The 2026 Action Plan: From Analyst to Author
Transforming raw numbers into a persuasive narrative is a learnable skill, blending technical tool mastery with rhetorical strategy.
Phase 1: Mindset and Interpretation (30 Days)
- Action 1: Identify the “So What?”: Before creating any visual, write a single sentence that answers:
“What is the key takeaway I want my audience to remember?” If you can’t, the data isn’t ready. - Action 2: The Audience Test: Imagine your audience is comprised of three people: The Skeptic, The Enthusiast, and The Decision Maker. What does each need to see? Tailor your narrative to satisfy all three.
- Action 3: Use Contrast: Commit to finding the comparison that drives the insight (e.g., this quarter vs. last quarter, us vs. our best competitor, the investment vs. the opportunity cost). Contrast creates drama.
Phase 2: Visualization Mastery (90 Days)
- Action 4: Chart Selection: Learn to select the right chart type for the message (e.g., Bar charts for comparison, Line charts for trends, Scatter plots for relationships). Stop using Pie charts for everything!
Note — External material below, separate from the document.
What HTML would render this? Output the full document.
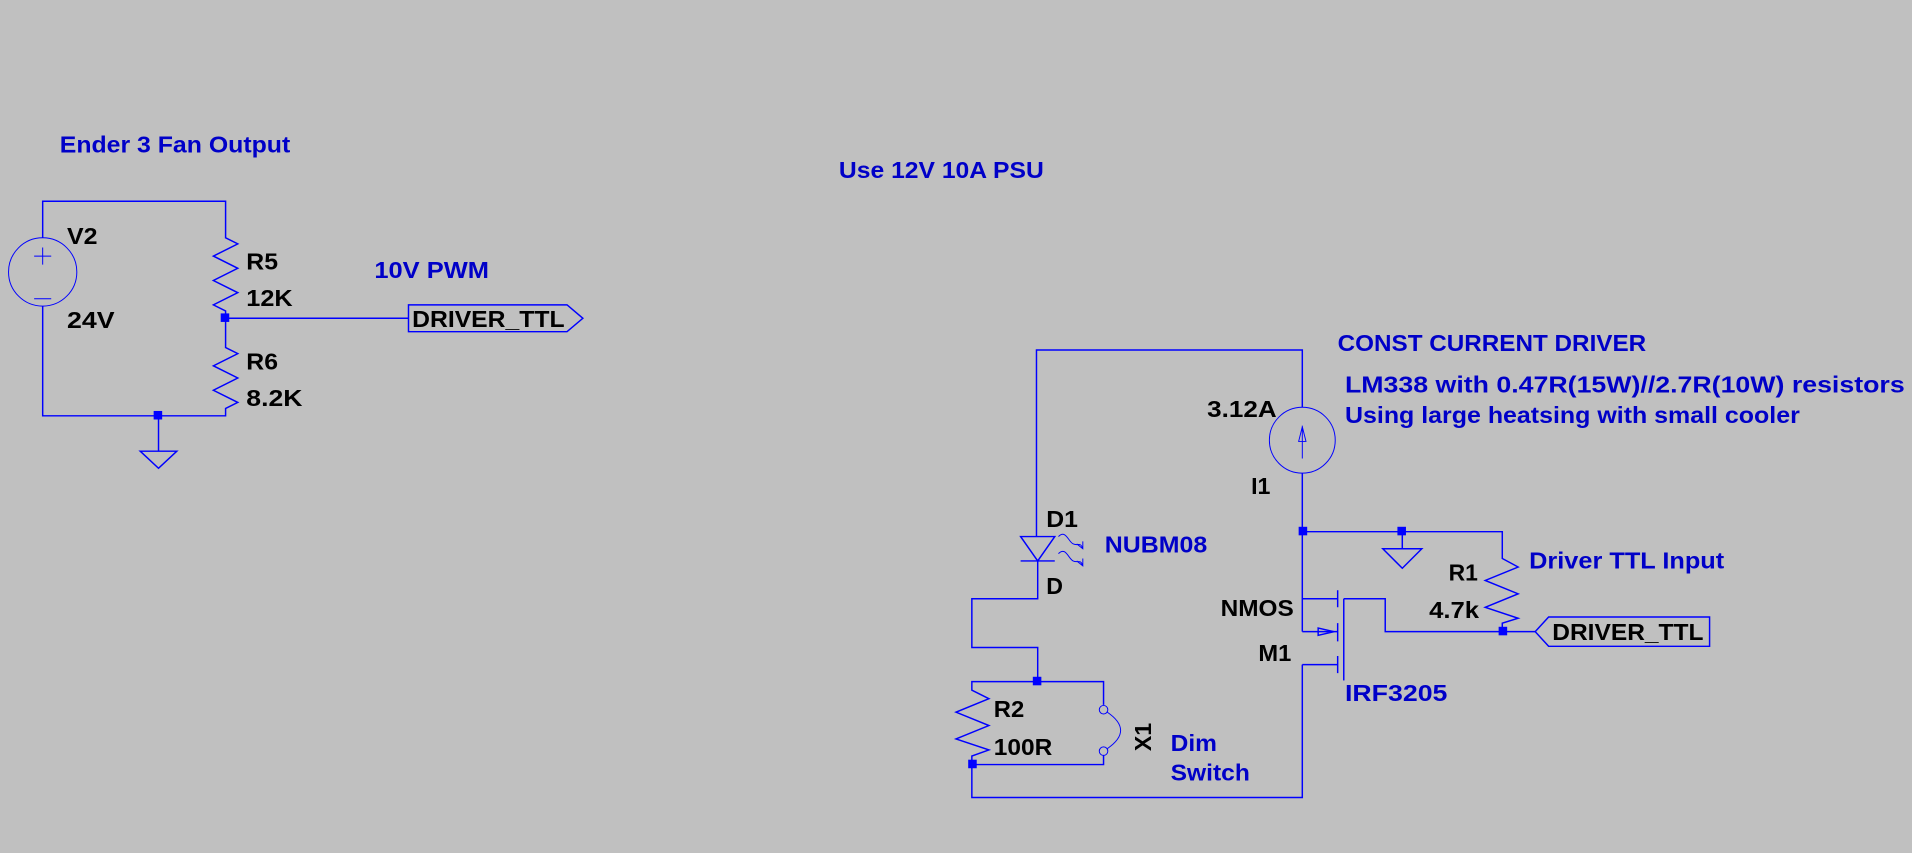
<!DOCTYPE html>
<html><head><meta charset="utf-8"><style>
html,body{margin:0;padding:0;background:#c0c0c0;overflow:hidden}
svg{display:block}
text{font-family:"Liberation Sans",sans-serif;font-weight:bold;font-size:19px}
.b{fill:#0000c8}.k{fill:#000}
</style></head><body>
<svg width="1912" height="853" viewBox="0 0 1568 699.5" xmlns="http://www.w3.org/2000/svg">
<rect width="1568" height="700" fill="#c0c0c0"/>
<g stroke="#0000ff" stroke-width="1.2" fill="none">
<polyline points="35,195 35,165 185,165 185,195 195,200 175,210 195,220 175,230 195,240 175,250 185,255 185,285 195,290 175,300 195,310 175,320 195,330 185,335 185,341 35,341 35,251"/>
<circle cx="35" cy="223" r="28" stroke-width="0.8"/>
<path d="M35,203v14M28,210h14M28,245h14" stroke-width="0.8"/>
<line x1="185" y1="261" x2="335" y2="261"/>
<line x1="130" y1="341" x2="130" y2="370"/>
<polygon points="115,370 145,370 130,384"/>
<polygon points="335,250 465,250 478,261 465,272 335,272"/>
<polyline points="850,440 850,287 1068,287 1068,334"/>
<circle cx="1068" cy="361" r="27" stroke-width="0.8"/>
<path d="M1068,376V349M1065,362l3,-12l3,12z" stroke-width="0.8"/>
<polyline points="1068,388 1068,518"/>
<polyline points="1068,436 1232,436 1232,458 1245,465 1218,476 1245,487 1218,498 1245,507 1232,511 1232,518"/>
<line x1="1150" y1="436" x2="1150" y2="450"/>
<polygon points="1134,450 1166,450 1150,466"/>
<polyline points="1232,518 1136,518 1136,491 1102,491"/>
<line x1="1102" y1="491" x2="1102" y2="558"/>
<path d="M1097,484v14M1097,511v15M1097,538v14"/>
<path d="M1068,491h29M1068,545h29M1068,518h29"/>
<polygon points="1081,515 1081,521 1094,518"/>
<polyline points="1068,545 1068,654 797,654 797,627"/>
<polygon points="1259,518 1270,506 1402,506 1402,530 1270,530"/>
<line x1="1232" y1="518" x2="1259" y2="518"/>
<polygon points="837,440 865,440 851,460"/>
<line x1="837" y1="460" x2="865" y2="460"/>
<polyline points="851,460 851,491 797,491 797,531 851,531 851,559"/>
<path d="M868,440c6,-6 8,4 12,6s6,-2 8,4M883,446l5,4l0,-6M868,454c6,-6 8,4 12,6s6,-2 8,4M883,460l5,4l0,-6" stroke-width="0.8"/>
<polyline points="905,578 905,559 797,559 797,566 811,573 784,584 811,595 784,606 811,615 797,620 797,627 905,627 905,619"/>
<circle cx="905" cy="582" r="3.5" stroke-width="0.8"/>
<circle cx="905" cy="616" r="3.5" stroke-width="0.8"/>
<path d="M908,584Q930,599 908,614" stroke-width="0.8"/>
</g>
<g fill="#0000ff">
<rect x="181" y="257" width="7" height="7"/><rect x="126" y="337" width="7" height="7"/>
<rect x="1065" y="432" width="7" height="7"/><rect x="1146" y="432" width="7" height="7"/>
<rect x="1229" y="514" width="7" height="7"/><rect x="847" y="555" width="7" height="7"/>
<rect x="794" y="623" width="7" height="7"/>
</g>
<g>
<text class="b" x="49" y="125" textLength="189" lengthAdjust="spacingAndGlyphs">Ender 3 Fan Output</text>
<text class="b" x="688" y="146" textLength="168" lengthAdjust="spacingAndGlyphs">Use 12V 10A PSU</text>
<text class="b" x="307" y="228" textLength="94" lengthAdjust="spacingAndGlyphs">10V PWM</text>
<text class="k" x="55" y="200" textLength="25" lengthAdjust="spacingAndGlyphs">V2</text>
<text class="k" x="55" y="269" textLength="39" lengthAdjust="spacingAndGlyphs">24V</text>
<text class="k" x="202" y="221" textLength="26" lengthAdjust="spacingAndGlyphs">R5</text>
<text class="k" x="202" y="251" textLength="38" lengthAdjust="spacingAndGlyphs">12K</text>
<text class="k" x="202" y="303" textLength="26" lengthAdjust="spacingAndGlyphs">R6</text>
<text class="k" x="202" y="333" textLength="46" lengthAdjust="spacingAndGlyphs">8.2K</text>
<text class="k" x="338" y="268" textLength="125" lengthAdjust="spacingAndGlyphs">DRIVER_TTL</text>
<text class="b" x="1097" y="288" textLength="253" lengthAdjust="spacingAndGlyphs">CONST CURRENT DRIVER</text>
<text class="b" x="1103" y="322" textLength="459" lengthAdjust="spacingAndGlyphs">LM338 with 0.47R(15W)//2.7R(10W) resistors</text>
<text class="b" x="1103" y="347" textLength="373" lengthAdjust="spacingAndGlyphs">Using large heatsing with small cooler</text>
<text class="k" x="990" y="342" textLength="57" lengthAdjust="spacingAndGlyphs">3.12A</text>
<text class="k" x="1026" y="405">I1</text>
<text class="k" x="858" y="432" textLength="26" lengthAdjust="spacingAndGlyphs">D1</text>
<text class="b" x="906" y="453" textLength="84" lengthAdjust="spacingAndGlyphs">NUBM08</text>
<text class="k" x="858" y="487">D</text>
<text class="k" x="1001" y="505" textLength="60" lengthAdjust="spacingAndGlyphs">NMOS</text>
<text class="k" x="1032" y="542" textLength="27" lengthAdjust="spacingAndGlyphs">M1</text>
<text class="b" x="1103" y="575" textLength="84" lengthAdjust="spacingAndGlyphs">IRF3205</text>
<text class="k" x="1188" y="476" textLength="24" lengthAdjust="spacingAndGlyphs">R1</text>
<text class="k" x="1172" y="507" textLength="41" lengthAdjust="spacingAndGlyphs">4.7k</text>
<text class="b" x="1254" y="466" textLength="160" lengthAdjust="spacingAndGlyphs">Driver TTL Input</text>
<text class="k" x="1273" y="525" textLength="124" lengthAdjust="spacingAndGlyphs">DRIVER_TTL</text>
<text class="k" x="815" y="588" textLength="25" lengthAdjust="spacingAndGlyphs">R2</text>
<text class="k" x="815" y="619" textLength="48" lengthAdjust="spacingAndGlyphs">100R</text>
<text class="k" transform="translate(944,616) rotate(-90)">X1</text>
<text class="b" x="960" y="616" textLength="38" lengthAdjust="spacingAndGlyphs">Dim</text>
<text class="b" x="960" y="640" textLength="65" lengthAdjust="spacingAndGlyphs">Switch</text>
</g>
</svg>
</body></html>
- Action 5: Decluttering Practice: Take your last 5 work charts and ruthlessly eliminate 50% of the ink that doesn’t directly contribute to the story (Tufte’s Data-Ink Ratio). Practice removing gridlines, heavy borders, and distracting colors.
- Action 6: Annotation First: When creating a chart, start by drawing a box around the most important point and adding a text box explaining the insight before you write the accompanying text.
Phase 3: Presentation and Influence (Ongoing)
- Action 7: Rehearse the Story Arc: Never present the slides as they appear. Rehearse the verbal narrative, ensuring you move seamlessly from “What” to “So What” to “Now What.”
- Action 8: The “Action Slide” Rule: Your penultimate slide must contain only 1-3 bullet points clearly stating the recommended actions, the assigned owner, and the deadline. This converts insights into accountability.
- Action 9: Mentorship and Feedback: Seek feedback specifically on the storytelling aspect of your presentation, not just the accuracy of the data. Ask: “Did my presentation make you want to act?”
Clarity & Action Plan (Know, Understand, Apply)
If your presentations result in more questions than decisions, or if your charts are labeled “Figure 1.1,” the Spreadsheet Dump block is active. Your ability to ascend to 100X leadership is directly tied to your narrative fluency.
Micro-Action (Day 2): The “Now What?” Test
Open the last major data presentation you gave. Identify the slide or section that contained the core insight. Now, ask yourself: “Does this section explicitly tell the audience what they need to do next, or does it just state a fact?” If it doesn’t have a clear “Now What?”, rewrite that section today.